→ DIRECTION
Give the material once more, word for word, without any images.

======

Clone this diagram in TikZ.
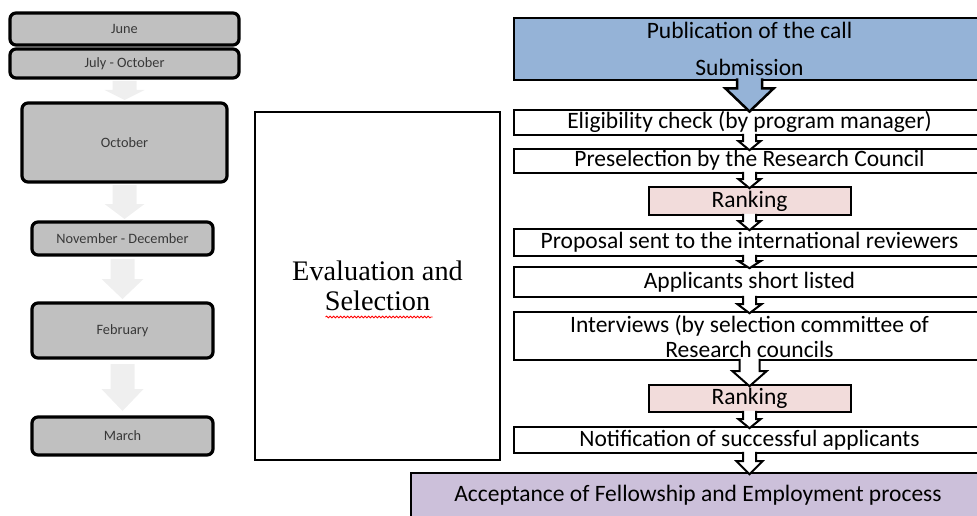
\documentclass[tikz,border=0pt]{standalone}
\usepackage{fontspec}
\newfontfamily\calibri{Carlito}
\newfontfamily\timesfont{Liberation Serif}
\usetikzlibrary{calc,decorations.pathmorphing}
\definecolor{monthgray}{HTML}{C0C0C0}
\definecolor{monthtext}{HTML}{383838}
\definecolor{fadegray}{HTML}{EFEFEF}
\definecolor{callblue}{HTML}{95B3D7}
\definecolor{rankpink}{HTML}{F2DCDB}
\definecolor{acceptlilac}{HTML}{CCC0DA}
% block arrow: [style]{from}{to}{shaft half}{head half}{head length}{gap}
\newcommand\blockarr[7][]{%
  \path[#1] let \p1=(#2.south), \p2=(#3.north) in
    ({\x1-#4},{\y1-(#7)}) -- ({\x1-#4},{\y2+(#7)+#6}) -- ({\x1-#5},{\y2+(#7)+#6}) -- (\x1,{\y2+(#7)})
    -- ({\x1+#5},{\y2+(#7)+#6}) -- ({\x1+#4},{\y2+(#7)+#6}) -- ({\x1+#4},{\y1-(#7)});}
\begin{document}
\begin{tikzpicture}[x=1pt,y=-1pt,
    month/.style={draw, line width=3.2pt, rounded corners=6pt, fill=monthgray, text=monthtext,
      font=\calibri\fontsize{14.3}{16}\selectfont, inner sep=0pt, outer sep=0pt},
    stage/.style={draw, line width=2pt, fill=white, font=\calibri\fontsize{23.5}{25}\selectfont,
      inner sep=0pt, outer sep=0pt, minimum width=471pt},
    oneline/.style={text height=12pt, text depth=0pt},
    rankbox/.style={stage, oneline, fill=rankpink, minimum width=202pt},
    fadearrow/.style={fill=fadegray},
    linearrow/.style={fill=white, draw, line width=2pt}]
\useasboundingbox (0,0) rectangle (977,516);
\clip (0,0) rectangle (977,516);

% months
\node[month, minimum width=229pt, minimum height=32pt] (june) at (124.5,29) {June};
\node[month, minimum width=229pt, minimum height=29pt] (julyoct) at (124.5,63.5) {July - October};
\node[month, minimum width=205pt, minimum height=79pt] (oct) at (124.5,142.5) {October};
\node[month, minimum width=181pt, minimum height=33pt] (novdec) at (122.5,238.5) {November - December};
\node[month, minimum width=181pt, minimum height=55pt] (feb) at (122.5,330.5) {February};
\node[month, minimum width=181pt, minimum height=38pt] (march) at (122.5,436) {March};
\blockarr[fadearrow]{julyoct}{oct}{12pt}{20pt}{10pt}{3pt}
\blockarr[fadearrow]{oct}{novdec}{12pt}{20pt}{15pt}{3pt}
\blockarr[fadearrow]{novdec}{feb}{12pt}{21pt}{20pt}{4pt}
\blockarr[fadearrow]{feb}{march}{12pt}{21pt}{22pt}{6pt}

% evaluation
\node[draw, line width=2.5pt, minimum width=245pt, minimum height=348pt, inner sep=0pt, align=center,
  font=\timesfont\fontsize{28.3}{30}\selectfont] (evalsel) at (377.5,286) {Evaluation and\\Selection};
\draw[red, line width=0.8pt, decorate, decoration={snake, amplitude=0.9pt, segment length=3.5pt}]
  ($(evalsel.center)+(-52,31)$) -- ($(evalsel.center)+(55,31)$);

% stages
\node[stage, fill=callblue, line width=2.5pt, minimum height=62pt, align=center,
  font=\calibri\fontsize{23.5}{37}\selectfont] (call) at (749.5,49) {Publication of the call\\Submission};
\node[stage, oneline, minimum height=25pt] (elig) at (749.5,122.5) {Eligibility check (by program manager)};
\node[stage, oneline, minimum height=24pt] (presel) at (749.5,161) {Preselection by the Research Council};
\node[rankbox, minimum height=28pt] (rankA) at (749.5,201) {Ranking};
\node[stage, oneline, minimum height=27pt] (review) at (749.5,242.5) {Proposal sent to the international reviewers};
\node[stage, oneline, minimum height=30pt] (short) at (749.5,282) {Applicants short listed};
\node[stage, minimum height=48pt, align=center] (interv) at (749.5,336) {Interviews (by selection committee of\\Research councils};
\node[rankbox, minimum height=27pt] (rankB) at (749.5,398.5) {Ranking};
\node[stage, oneline, minimum height=26pt] (notif) at (749.5,440) {Notification of successful applicants};
\node[stage, oneline, fill=acceptlilac, minimum width=574pt, minimum height=45pt] (accept) at (698,495.5) {Acceptance of Fellowship and Employment process};

\blockarr[linearrow, fill=callblue, line width=2.5pt]{call}{elig}{12.5pt}{24pt}{23pt}{-1.5pt}
\blockarr[linearrow]{elig}{presel}{6.5pt}{11pt}{9pt}{-1.2pt}
\blockarr[linearrow]{presel}{rankA}{6.5pt}{11pt}{9pt}{-1.2pt}
\blockarr[linearrow]{rankA}{review}{6.5pt}{11pt}{9pt}{-1.2pt}
\blockarr[linearrow]{review}{short}{6.5pt}{11pt}{7pt}{-1.2pt}
\blockarr[linearrow]{short}{interv}{6.5pt}{12pt}{9pt}{-1.2pt}
\blockarr[linearrow]{interv}{rankB}{10pt}{17pt}{15pt}{-1.2pt}
\blockarr[linearrow]{rankB}{notif}{6.5pt}{11pt}{9pt}{-1.2pt}
\blockarr[linearrow]{notif}{accept}{6.5pt}{13pt}{13pt}{-1.2pt}
\end{tikzpicture}
\end{document}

======

→ EXERCISE OUTPUT
Clone this diagram in TikZ.
\documentclass[tikz,border=0pt]{standalone}
\usepackage{fontspec}
\newfontfamily\calibri{Carlito}
\newfontfamily\timesfont{Liberation Serif}
\usetikzlibrary{calc,decorations.pathmorphing}
\definecolor{monthgray}{HTML}{C0C0C0}
\definecolor{monthtext}{HTML}{383838}
\definecolor{fadegray}{HTML}{EFEFEF}
\definecolor{callblue}{HTML}{95B3D7}
\definecolor{rankpink}{HTML}{F2DCDB}
\definecolor{acceptlilac}{HTML}{CCC0DA}
% block arrow: [style]{from}{to}{shaft half}{head half}{head length}{gap}
\newcommand\blockarr[7][]{%
  \path[#1] let \p1=(#2.south), \p2=(#3.north) in
    ({\x1-#4},{\y1-(#7)}) -- ({\x1-#4},{\y2+(#7)+#6}) -- ({\x1-#5},{\y2+(#7)+#6}) -- (\x1,{\y2+(#7)})
    -- ({\x1+#5},{\y2+(#7)+#6}) -- ({\x1+#4},{\y2+(#7)+#6}) -- ({\x1+#4},{\y1-(#7)});}
\begin{document}
\begin{tikzpicture}[x=1pt,y=-1pt,
    month/.style={draw, line width=3.2pt, rounded corners=6pt, fill=monthgray, text=monthtext,
      font=\calibri\fontsize{14.3}{16}\selectfont, inner sep=0pt, outer sep=0pt},
    stage/.style={draw, line width=2pt, fill=white, font=\calibri\fontsize{23.5}{25}\selectfont,
      inner sep=0pt, outer sep=0pt, minimum width=471pt},
    oneline/.style={text height=12pt, text depth=0pt},
    rankbox/.style={stage, oneline, fill=rankpink, minimum width=202pt},
    fadearrow/.style={fill=fadegray},
    linearrow/.style={fill=white, draw, line width=2pt}]
\useasboundingbox (0,0) rectangle (977,516);
\clip (0,0) rectangle (977,516);

% months
\node[month, minimum width=229pt, minimum height=32pt] (june) at (124.5,29) {June};
\node[month, minimum width=229pt, minimum height=29pt] (julyoct) at (124.5,63.5) {July - October};
\node[month, minimum width=205pt, minimum height=79pt] (oct) at (124.5,142.5) {October};
\node[month, minimum width=181pt, minimum height=33pt] (novdec) at (122.5,238.5) {November - December};
\node[month, minimum width=181pt, minimum height=55pt] (feb) at (122.5,330.5) {February};
\node[month, minimum width=181pt, minimum height=38pt] (march) at (122.5,436) {March};
\blockarr[fadearrow]{julyoct}{oct}{12pt}{20pt}{10pt}{3pt}
\blockarr[fadearrow]{oct}{novdec}{12pt}{20pt}{15pt}{3pt}
\blockarr[fadearrow]{novdec}{feb}{12pt}{21pt}{20pt}{4pt}
\blockarr[fadearrow]{feb}{march}{12pt}{21pt}{22pt}{6pt}

% evaluation
\node[draw, line width=2.5pt, minimum width=245pt, minimum height=348pt, inner sep=0pt, align=center,
  font=\timesfont\fontsize{28.3}{30}\selectfont] (evalsel) at (377.5,286) {Evaluation and\\Selection};
\draw[red, line width=0.8pt, decorate, decoration={snake, amplitude=0.9pt, segment length=3.5pt}]
  ($(evalsel.center)+(-52,31)$) -- ($(evalsel.center)+(55,31)$);

% stages
\node[stage, fill=callblue, line width=2.5pt, minimum height=62pt, align=center,
  font=\calibri\fontsize{23.5}{37}\selectfont] (call) at (749.5,49) {Publication of the call\\Submission};
\node[stage, oneline, minimum height=25pt] (elig) at (749.5,122.5) {Eligibility check (by program manager)};
\node[stage, oneline, minimum height=24pt] (presel) at (749.5,161) {Preselection by the Research Council};
\node[rankbox, minimum height=28pt] (rankA) at (749.5,201) {Ranking};
\node[stage, oneline, minimum height=27pt] (review) at (749.5,242.5) {Proposal sent to the international reviewers};
\node[stage, oneline, minimum height=30pt] (short) at (749.5,282) {Applicants short listed};
\node[stage, minimum height=48pt, align=center] (interv) at (749.5,336) {Interviews (by selection committee of\\Research councils};
\node[rankbox, minimum height=27pt] (rankB) at (749.5,398.5) {Ranking};
\node[stage, oneline, minimum height=26pt] (notif) at (749.5,440) {Notification of successful applicants};
\node[stage, oneline, fill=acceptlilac, minimum width=574pt, minimum height=45pt] (accept) at (698,495.5) {Acceptance of Fellowship and Employment process};

\blockarr[linearrow, fill=callblue, line width=2.5pt]{call}{elig}{12.5pt}{24pt}{23pt}{-1.5pt}
\blockarr[linearrow]{elig}{presel}{6.5pt}{11pt}{9pt}{-1.2pt}
\blockarr[linearrow]{presel}{rankA}{6.5pt}{11pt}{9pt}{-1.2pt}
\blockarr[linearrow]{rankA}{review}{6.5pt}{11pt}{9pt}{-1.2pt}
\blockarr[linearrow]{review}{short}{6.5pt}{11pt}{7pt}{-1.2pt}
\blockarr[linearrow]{short}{interv}{6.5pt}{12pt}{9pt}{-1.2pt}
\blockarr[linearrow]{interv}{rankB}{10pt}{17pt}{15pt}{-1.2pt}
\blockarr[linearrow]{rankB}{notif}{6.5pt}{11pt}{9pt}{-1.2pt}
\blockarr[linearrow]{notif}{accept}{6.5pt}{13pt}{13pt}{-1.2pt}
\end{tikzpicture}
\end{document}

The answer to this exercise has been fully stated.